Today the children are back.
The performance of chaos continues.
Children crying.
Mom yelling.
Alexa: Play Hokey Pokey
I listen to the Hokey Pokey sung and danced with constant repeatition, trapped, hidden beneath these people, silently considering how the end of the world will mean that soon modern cubicle living will just be a hilarious memory that our souls laugh about while floating through absent freedom and I realize: My audience needs to see Auschwitz.
They’ve heard about it, seen it in films maybe but they don’t know the trauma, the heaviness, the stain.
If your stage truly transforms, your audience will follow.
While the children play, my environment changes and so I change, I bear witness to the life of someone else and it is so disturbing, it’s so insistently gross, I can’t stop listening, it’s a distraction, it’s a consumption, it’s an obsession and a wonder and a fucking unfathomable wreckage of tragic human habit.

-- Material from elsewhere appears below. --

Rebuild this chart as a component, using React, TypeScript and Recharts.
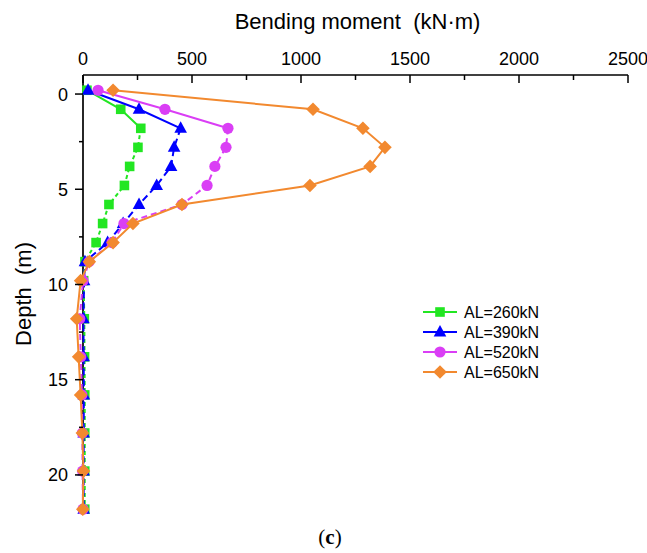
import React from 'react';
import { ScatterChart, Scatter, XAxis, YAxis, Legend } from 'recharts';

// Depth of measuring points (m)
const depths = [-0.2, 0.8, 1.8, 2.8, 3.8, 4.8, 5.8, 6.8, 7.8, 8.8, 9.8, 11.8, 13.8, 15.8, 17.8, 19.8, 21.8];

// Bending moment (kN·m) for each axial load
const al260 = [18, 173, 265, 252, 214, 190, 119, 90, 60, 9, 3, 6, 7, 8, 8, 8, 8];
const al390 = [23, 257, 448, 418, 404, 338, 257, 184, 113, 9, 5, 2, 3, 4, 3, 3, 3];
const al520 = [69, 376, 665, 656, 605, 569, 454, 188, 133, 28, 0, -15, -10, -5, -3, -2, 0];
const al650 = [138, 1055, 1284, 1385, 1317, 1041, 454, 229, 138, 29, -11, -29, -20, -11, -3, 2, -1];

const seriesNames = ['AL=260kN', 'AL=390kN', 'AL=520kN', 'AL=650kN'];
const seriesValues = [al260, al390, al520, al650];
const seriesColors = ['#22e622', '#0000ff', '#da3ef5', '#f2892f'];
const seriesMarkers = ['square', 'triangle', 'circle', 'diamond'];
const seriesDash = ['4 3', '7 4', '6 4', ''];
const seriesSolidCount = [3, 3, 3, depths.length];

const xTicks = [0, 250, 500, 750, 1000, 1250, 1500, 1750, 2000, 2250, 2500];
const xMajor = [0, 500, 1000, 1500, 2000, 2500];
const yTicks = [0, 2.5, 5, 7.5, 10, 12.5, 15, 17.5, 20];
const yMajor = [0, 5, 10, 15, 20];

const FONT = 'Arial, "Liberation Sans", sans-serif';

function Marker({ kind, cx, cy, color }: { kind: string; cx: number; cy: number; color: string }) {
  if (kind === 'square') {
    return <rect x={cx - 4.8} y={cy - 4.8} width={9.6} height={9.6} fill={color} />;
  }
  if (kind === 'triangle') {
    return (
      <polygon
        points={`${cx},${cy - 7} ${cx - 6.3},${cy + 4.5} ${cx + 6.3},${cy + 4.5}`}
        fill={color}
      />
    );
  }
  if (kind === 'circle') {
    return <circle cx={cx} cy={cy} r={5.6} fill={color} />;
  }
  return (
    <polygon
      points={`${cx},${cy - 6.8} ${cx + 6.8},${cy} ${cx},${cy + 6.8} ${cx - 6.8},${cy}`}
      fill={color}
    />
  );
}

const XTick = (props: any) => {
  const { x, y, payload } = props;
  const v = payload.value;
  const major = xMajor.includes(v);
  return (
    <g>
      <line x1={x} x2={x} y1={y} y2={y + (major ? 8 : 5)} stroke="#000" strokeWidth={1.5} />
      {major && (
        <text x={x} y={y - 10} textAnchor="middle" fontSize={18} fontFamily={FONT} fill="#000">
          {v}
        </text>
      )}
    </g>
  );
};

const YTick = (props: any) => {
  const { x, y, payload } = props;
  const v = payload.value;
  const major = yMajor.includes(v);
  return (
    <g>
      <line x1={x - (major ? 8 : 4)} x2={x} y1={y} y2={y} stroke="#000" strokeWidth={1.5} />
      {major && (
        <text x={x - 15} y={y + 6.5} textAnchor="end" fontSize={18} fontFamily={FONT} fill="#000">
          {v}
        </text>
      )}
    </g>
  );
};

const LegendContent = () => (
  <svg width={150} height={84} style={{ display: 'block' }}>
    {seriesNames.map((name, i) => {
      const cy = 10 + i * 20;
      return (
        <g key={name}>
          <line x1={3} x2={37} y1={cy} y2={cy} stroke={seriesColors[i]} strokeWidth={2} />
          <Marker kind={seriesMarkers[i]} cx={20} cy={cy} color={seriesColors[i]} />
          <text x={44} y={cy + 6} fontSize={16} fontFamily={FONT} fill="#000">
            {name}
          </text>
        </g>
      );
    })}
  </svg>
);

export default function App() {
  const layers: React.ReactNode[] = [];
  seriesNames.forEach((name, i) => {
    const pts = seriesValues[i].map((v, k) => ({ x: v, y: depths[k] }));
    const color = seriesColors[i];
    const solid = pts.slice(0, seriesSolidCount[i]);
    const dashed = pts.slice(seriesSolidCount[i] - 1);
    if (dashed.length > 1) {
      layers.push(
        <Scatter
          key={`${name}-dash`}
          data={dashed}
          fill={color}
          line={{ stroke: color, strokeWidth: 2, strokeDasharray: seriesDash[i] }}
          shape={() => <g />}
          isAnimationActive={false}
          legendType="none"
        />
      );
    }
    layers.push(
      <Scatter
        key={`${name}-solid`}
        data={solid}
        fill={color}
        line={{ stroke: color, strokeWidth: 2 }}
        shape={() => <g />}
        isAnimationActive={false}
        legendType="none"
      />
    );
    layers.push(
      <Scatter
        key={`${name}-marks`}
        name={name}
        data={pts}
        fill={color}
        shape={(p: any) => <Marker kind={seriesMarkers[i]} cx={p.cx} cy={p.cy} color={color} />}
        isAnimationActive={false}
      />
    );
  });

  return (
    <div style={{ position: 'absolute', left: 0, top: 0, width: 647, height: 553, background: '#fff' }}>
      <style>{`.recharts-scatter{clip-path:none !important;}`}</style>
      <ScatterChart width={647} height={553} margin={{ top: 25, right: 19, bottom: 40, left: 43 }}>
        <XAxis
          type="number"
          dataKey="x"
          orientation="top"
          domain={[0, 2500]}
          allowDataOverflow
          ticks={xTicks}
          interval={0}
          height={50}
          tickSize={0}
          tickMargin={0}
          tickLine={false}
          tick={XTick}
          axisLine={{ stroke: '#000', strokeWidth: 1.7 }}
          label={{
            content: (lp: any) => {
              const vb = lp.viewBox || {};
              return (
                <text
                  x={vb.x + vb.width / 2 + 2}
                  y={vb.y + 4}
                  textAnchor="middle"
                  fontSize={22}
                  fontFamily={FONT}
                  fill="#000"
                  style={{ whiteSpace: 'pre' }}
                >
                  {'Bending moment  (kN·m)'}
                </text>
              );
            },
          }}
        />
        <YAxis
          type="number"
          dataKey="y"
          reversed
          domain={[-1, 22]}
          allowDataOverflow
          ticks={yTicks}
          interval={0}
          width={40}
          tickSize={0}
          tickMargin={0}
          tickLine={false}
          tick={YTick}
          axisLine={{ stroke: '#000', strokeWidth: 1.7 }}
          label={{
            content: (lp: any) => {
              const vb = lp.viewBox || {};
              const cx = vb.x - 12;
              const cy = vb.y + vb.height / 2;
              return (
                <text
                  transform={`translate(${cx}, ${cy}) rotate(-90)`}
                  textAnchor="middle"
                  fontSize={22}
                  fontFamily={FONT}
                  fill="#000"
                  style={{ whiteSpace: 'pre' }}
                >
                  {'Depth  (m)'}
                </text>
              );
            },
          }}
        />
        <Legend
          layout="vertical"
          align="center"
          verticalAlign="middle"
          content={LegendContent}
          wrapperStyle={{ left: 420, top: 302, width: 150 }}
        />
        {layers}
      </ScatterChart>
      <div
        style={{
          position: 'absolute',
          left: 0,
          top: 525,
          width: 660,
          textAlign: 'center',
          fontFamily: '"Liberation Serif", "Times New Roman", serif',
          fontSize: 21,
          lineHeight: '24px',
          color: '#000',
        }}
      >
        (<b>c</b>)
      </div>
    </div>
  );
}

I hate The Hokey Pokey. But, love it or hate it, that’s whats upstairs and it’s not
going away.
So, here’s my self-lesson in craft: Every show should be insufferable, particularly shows about Auschwitz.

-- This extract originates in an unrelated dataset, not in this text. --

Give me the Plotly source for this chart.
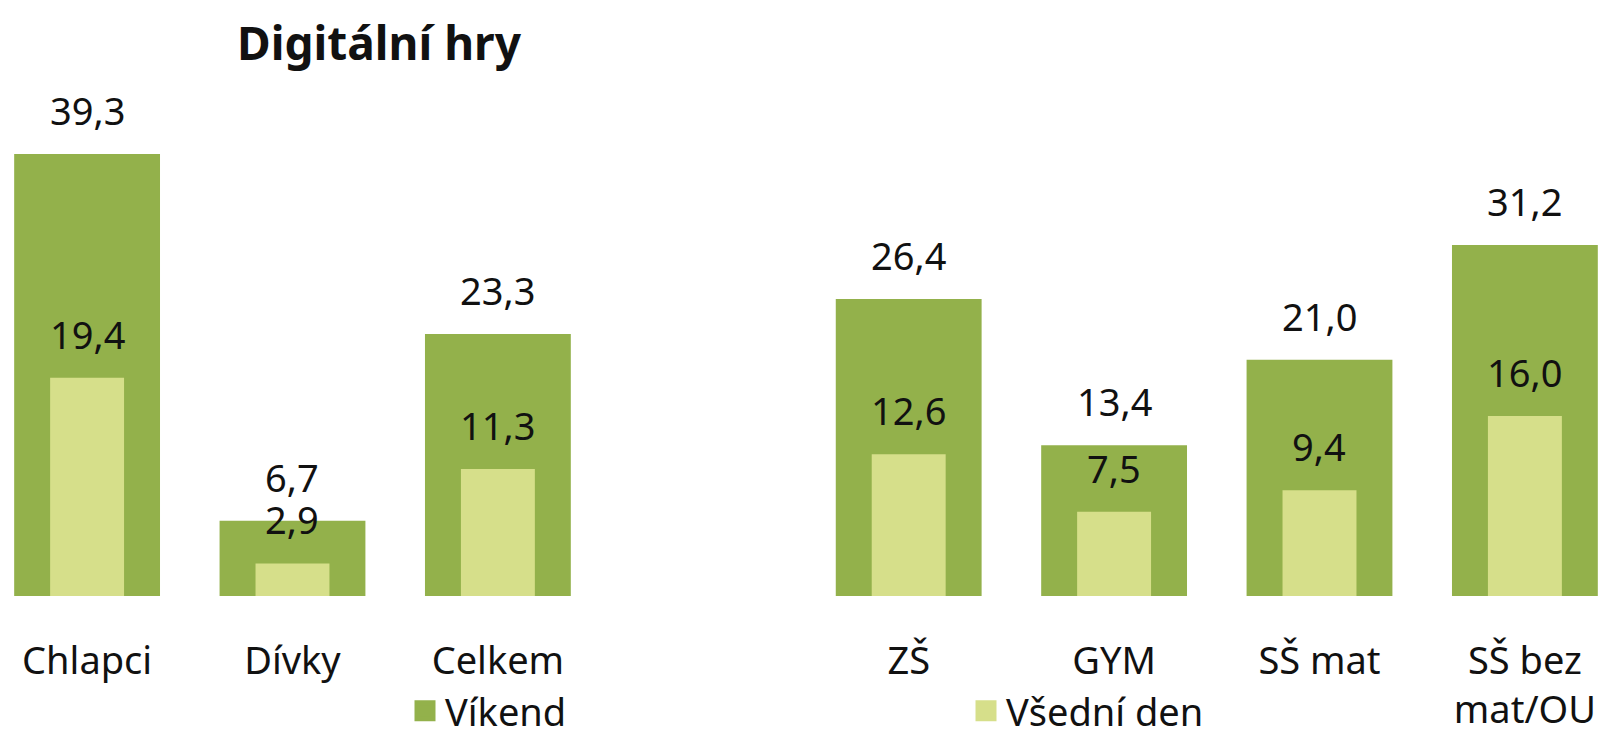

And, here, finally, is my show motor: The jokes won’t be funny.
Auschwitz was a repetitive slaughter. So too will be this holocaust comedy show.
The jokes won’t be funny. They will be horrific. And they’ll repeat. A Holocaust Hokey Pokey. That’s what it’s all about.
Why would I continue to hide the pain that I grew up with? And, where would I even hide it? In my apartment? Under these children? While they stomp and sing and have a great time?
I start writing more jokes, only jokes. Pages of them will fuel the motor.
TAP TAP TAP TAP TAP TAP TAP TAP TAP TAP TAP TAP
Someone upstairs is doing something tappy and I feel intruded up on in a way that inspires the growth of my vision.
These children are geniuses. Their mother? I can’t say. I am consumed by their chaos in a way that blocks out my own which is the exact gift to give your audience.
Give them a motor, something powering the show that can’t be stopped.
How do you find it? Listen for what your show needs. You’ll hear it.